● Job
Reproduce nothing but the lines from the one with "What TikZ code" through the one with "minimum height=59pt] (init)", exactly and with both ends. Omit pictures.

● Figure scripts
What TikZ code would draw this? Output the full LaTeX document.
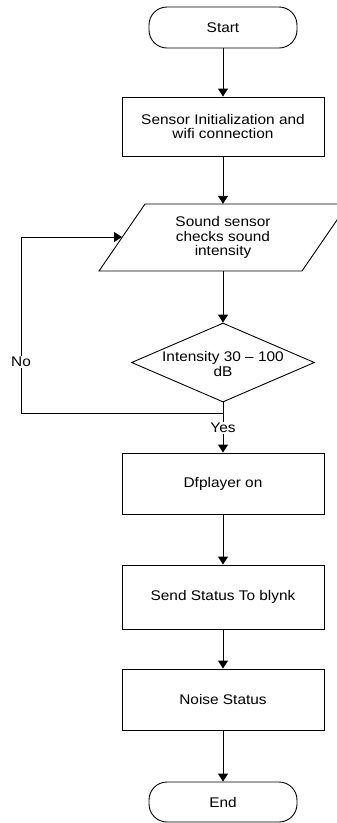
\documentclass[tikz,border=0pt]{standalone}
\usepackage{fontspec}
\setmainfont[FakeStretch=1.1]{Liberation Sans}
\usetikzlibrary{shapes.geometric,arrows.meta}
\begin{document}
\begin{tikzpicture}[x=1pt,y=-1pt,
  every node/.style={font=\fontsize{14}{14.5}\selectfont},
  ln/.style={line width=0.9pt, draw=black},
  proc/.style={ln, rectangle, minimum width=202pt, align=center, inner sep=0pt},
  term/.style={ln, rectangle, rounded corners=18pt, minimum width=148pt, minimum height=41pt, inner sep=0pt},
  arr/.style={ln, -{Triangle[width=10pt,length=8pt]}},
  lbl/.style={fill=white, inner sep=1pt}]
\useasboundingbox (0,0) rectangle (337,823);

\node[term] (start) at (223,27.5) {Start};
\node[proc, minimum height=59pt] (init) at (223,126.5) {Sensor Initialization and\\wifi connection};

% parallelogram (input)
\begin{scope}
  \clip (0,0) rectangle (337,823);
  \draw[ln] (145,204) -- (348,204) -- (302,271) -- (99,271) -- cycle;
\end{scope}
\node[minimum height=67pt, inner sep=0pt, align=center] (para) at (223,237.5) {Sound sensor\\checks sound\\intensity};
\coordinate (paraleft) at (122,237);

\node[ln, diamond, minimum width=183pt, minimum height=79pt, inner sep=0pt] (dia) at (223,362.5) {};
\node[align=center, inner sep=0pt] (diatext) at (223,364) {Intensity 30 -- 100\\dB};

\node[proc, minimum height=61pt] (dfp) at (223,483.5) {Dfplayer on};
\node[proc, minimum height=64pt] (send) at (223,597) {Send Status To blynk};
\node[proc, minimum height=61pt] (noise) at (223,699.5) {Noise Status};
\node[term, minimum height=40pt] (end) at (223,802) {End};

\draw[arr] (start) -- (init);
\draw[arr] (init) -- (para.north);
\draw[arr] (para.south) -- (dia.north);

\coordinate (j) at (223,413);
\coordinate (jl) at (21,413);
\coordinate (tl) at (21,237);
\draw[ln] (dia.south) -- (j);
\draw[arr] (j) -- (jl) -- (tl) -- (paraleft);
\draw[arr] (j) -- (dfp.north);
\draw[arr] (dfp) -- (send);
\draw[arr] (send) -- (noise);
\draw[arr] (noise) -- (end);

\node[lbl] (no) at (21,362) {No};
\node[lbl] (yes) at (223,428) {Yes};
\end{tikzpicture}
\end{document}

* * *

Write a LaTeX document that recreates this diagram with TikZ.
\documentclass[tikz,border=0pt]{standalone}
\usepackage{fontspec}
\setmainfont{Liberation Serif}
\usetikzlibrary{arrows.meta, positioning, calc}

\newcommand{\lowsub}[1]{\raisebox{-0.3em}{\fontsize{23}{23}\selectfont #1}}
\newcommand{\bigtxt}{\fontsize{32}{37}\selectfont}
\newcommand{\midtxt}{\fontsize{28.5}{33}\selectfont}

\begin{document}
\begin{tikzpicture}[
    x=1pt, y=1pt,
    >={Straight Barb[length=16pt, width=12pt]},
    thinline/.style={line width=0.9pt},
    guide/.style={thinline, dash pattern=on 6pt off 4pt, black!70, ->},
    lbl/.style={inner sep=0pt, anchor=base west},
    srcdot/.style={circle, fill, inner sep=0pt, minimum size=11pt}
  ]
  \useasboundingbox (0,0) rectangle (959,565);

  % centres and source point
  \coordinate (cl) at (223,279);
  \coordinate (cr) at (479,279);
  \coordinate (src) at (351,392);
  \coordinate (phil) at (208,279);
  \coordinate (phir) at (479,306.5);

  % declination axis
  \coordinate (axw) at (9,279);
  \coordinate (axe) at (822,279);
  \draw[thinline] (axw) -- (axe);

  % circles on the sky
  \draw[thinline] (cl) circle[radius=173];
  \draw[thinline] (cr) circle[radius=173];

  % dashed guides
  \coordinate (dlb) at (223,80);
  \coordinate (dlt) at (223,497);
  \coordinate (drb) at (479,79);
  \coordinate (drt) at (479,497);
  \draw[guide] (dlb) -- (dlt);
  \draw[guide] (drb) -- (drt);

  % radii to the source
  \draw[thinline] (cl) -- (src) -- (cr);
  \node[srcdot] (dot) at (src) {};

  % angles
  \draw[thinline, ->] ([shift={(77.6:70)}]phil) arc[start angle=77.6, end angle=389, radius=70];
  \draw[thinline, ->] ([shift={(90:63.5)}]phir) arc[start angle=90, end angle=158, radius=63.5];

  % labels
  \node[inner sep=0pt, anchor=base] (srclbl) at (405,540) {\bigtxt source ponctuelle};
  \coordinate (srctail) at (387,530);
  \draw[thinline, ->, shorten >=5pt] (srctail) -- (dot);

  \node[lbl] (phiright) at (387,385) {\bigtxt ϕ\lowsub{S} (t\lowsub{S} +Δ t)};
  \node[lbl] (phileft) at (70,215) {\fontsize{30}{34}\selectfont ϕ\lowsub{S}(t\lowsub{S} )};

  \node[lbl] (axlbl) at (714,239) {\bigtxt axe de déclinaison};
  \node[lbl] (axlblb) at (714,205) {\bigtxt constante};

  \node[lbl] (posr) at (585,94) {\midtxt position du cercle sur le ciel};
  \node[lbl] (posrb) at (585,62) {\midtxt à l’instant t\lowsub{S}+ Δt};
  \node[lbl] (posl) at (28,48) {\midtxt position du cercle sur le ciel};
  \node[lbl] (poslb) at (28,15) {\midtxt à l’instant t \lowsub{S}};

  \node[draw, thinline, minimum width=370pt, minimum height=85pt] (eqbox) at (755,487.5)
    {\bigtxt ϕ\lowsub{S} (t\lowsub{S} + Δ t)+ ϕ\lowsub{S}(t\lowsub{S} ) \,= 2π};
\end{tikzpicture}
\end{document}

● Right answer
What TikZ code would draw this? Output the full LaTeX document.
\documentclass[tikz,border=0pt]{standalone}
\usepackage{fontspec}
\setmainfont[FakeStretch=1.1]{Liberation Sans}
\usetikzlibrary{shapes.geometric,arrows.meta}
\begin{document}
\begin{tikzpicture}[x=1pt,y=-1pt,
  every node/.style={font=\fontsize{14}{14.5}\selectfont},
  ln/.style={line width=0.9pt, draw=black},
  proc/.style={ln, rectangle, minimum width=202pt, align=center, inner sep=0pt},
  term/.style={ln, rectangle, rounded corners=18pt, minimum width=148pt, minimum height=41pt, inner sep=0pt},
  arr/.style={ln, -{Triangle[width=10pt,length=8pt]}},
  lbl/.style={fill=white, inner sep=1pt}]
\useasboundingbox (0,0) rectangle (337,823);

\node[term] (start) at (223,27.5) {Start};
\node[proc, minimum height=59pt] (init) at (223,126.5) {Sensor Initialization and\\wifi connection};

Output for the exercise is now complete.